La corrida est une cérémonie religieuse avec son rituel, ses costumes, ses règles, sa liturgie propre. Comme toute religion, elle pose le rapport avec la mort, elle crie la révolte devant l'insupportable nécessité et l'orgueil de pouvoir la vaincre ou du moins de le tenter, de l'affronter au risque de tout perdre.
Avant de tuer le taureau, on l'adore. On lui a dressé des statues, parfois en or ; on l'admire pour sa force sauvage et brute, sa vigueur sans défaut, son puissant élan vital, sa beauté musculaire épanouie, son arrogance tranquille, sa certitude de vaincre, sa fougue irrésistible, sa majestueuse impétuosité...Il rassemble tout ce que l'homme jalouse et envie.
D'abord, on le vénère, ses statues sont couvertes de fleurs, on le mène en procession.
En attendant, le public est en vibration, avec le taureau ou contre le taureau, avec le matador ou contre le matador, avec le picador ou contre le picador.
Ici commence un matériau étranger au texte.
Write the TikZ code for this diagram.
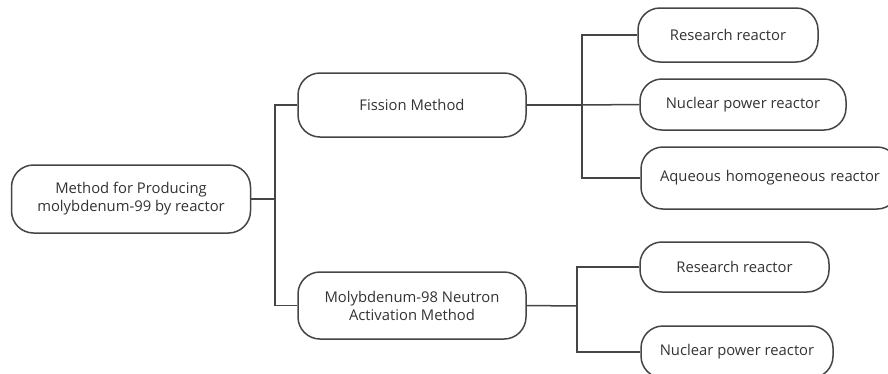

Le public est un, bruyant, unanime ; il siffle, chante, hue, crie, vocifère, tempête, suffoque d'indignation, halète de terreur, frémit de peur, s'agite, se lève et va pisser. Il y a des silences insoutenables, lors des premières passes d'observation entre le taureau et matador et des brouhahas invraisemblables comme des grondements torrentueux. Et la musique se déploie en communion d'émotion 
Et à la fin on se lève en agitant un mouchoir blanc, on applaudit. les jolies femmes jettent des fleurs, les hommes lancent leur chapeau, on honore de trophées le vainqueur du combat. On se croit beaux et forts. On se sent invincibles, indestructibles, immortels.
C'est ainsi dans l’arène : le temps d'un sacrifice, nous sommes maîtres de notre destin, nous ne craignons pas la mort, nous sommes qui nous sommes. La terre est à nous, le ciel attendra.
Taureau mon frère, tu n'es pas mort pour rien.

Pour cette exposition « Empreintes » j'ai seulement voulu garder quelques traces sur le sable, signes du combat que nous menons, inutile et vain puisque nous ne sommes que des ombres qui retournerons aussi à la poussière.